Ethics and sustainability are increasingly at the heart of investment

20 May 2011

By William Nichols

Bud Fox (Charlie Sheen) talks to Gordon Gekko (Michael Douglas) in a scene from 1987's Wall Street

Watching Charlie Sheen and Michael Douglas in the 1987 film Wall Street, business linked with ethical behaviour seems a foreign concept. Yet investors are now increasingly attracted to companies with a strong track record when it comes to corporate and social responsibility.

Ten years ago, FTSE unveiled the FTSE4Good Index Series, one of the world’s first to rank companies against globally recognised corporate responsibility standards. The goal was to attract investment to the companies that met certain ethical and, from 2007, environmental standards. FTSE has now upped the stakes further by launching ESG Ratings, a scoreboard that helps investors benchmark about 2,300 companies’ performance against a series of environmental, social and governance (ESG) criteria.

The scoreboard ranks companies on their overall ESG score and breaks that down into six specific themes: environmental management, climate change, human and labour rights, supply chain labour standards, corporate governance and countering bribery.

“The index sets challenging but achievable standards; it is the things companies should be doing,” explains Tony Campos, senior executive for responsible investment at FTSE. “The ratings are measuring best practice. They give a more granular level and let you see how companies are changing their ways to meet the standards.”

The ratings also indicate the level of ESG risk a company is carrying and its success in managing that risk. Companies with higher ESG risk have more to achieve in order to score highly.
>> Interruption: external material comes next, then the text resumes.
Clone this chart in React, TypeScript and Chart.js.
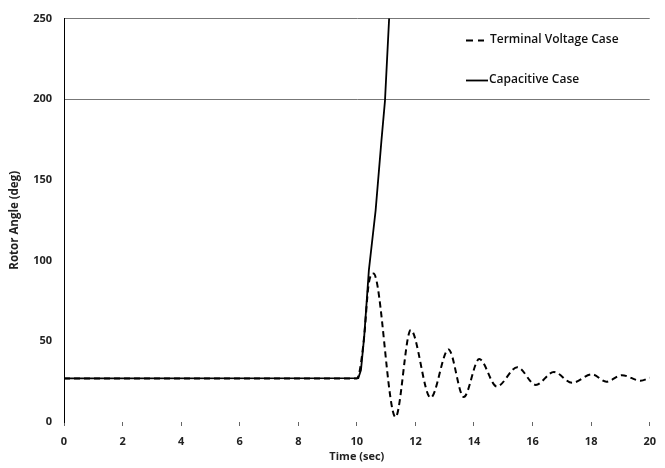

The collected information is transformed into rankings by a team of experts that uses methodologies available on FTSE’s website to distil information that companies disclose on their websites or in reports, as well as data from their interactions with FTSE and research company Eiris.

“We are relying on data that is not easily quantifiable, such as indigenous land rights,” admits Campos. “But over the 10 years we have been doing this, we have become quite expert at quantifying it.”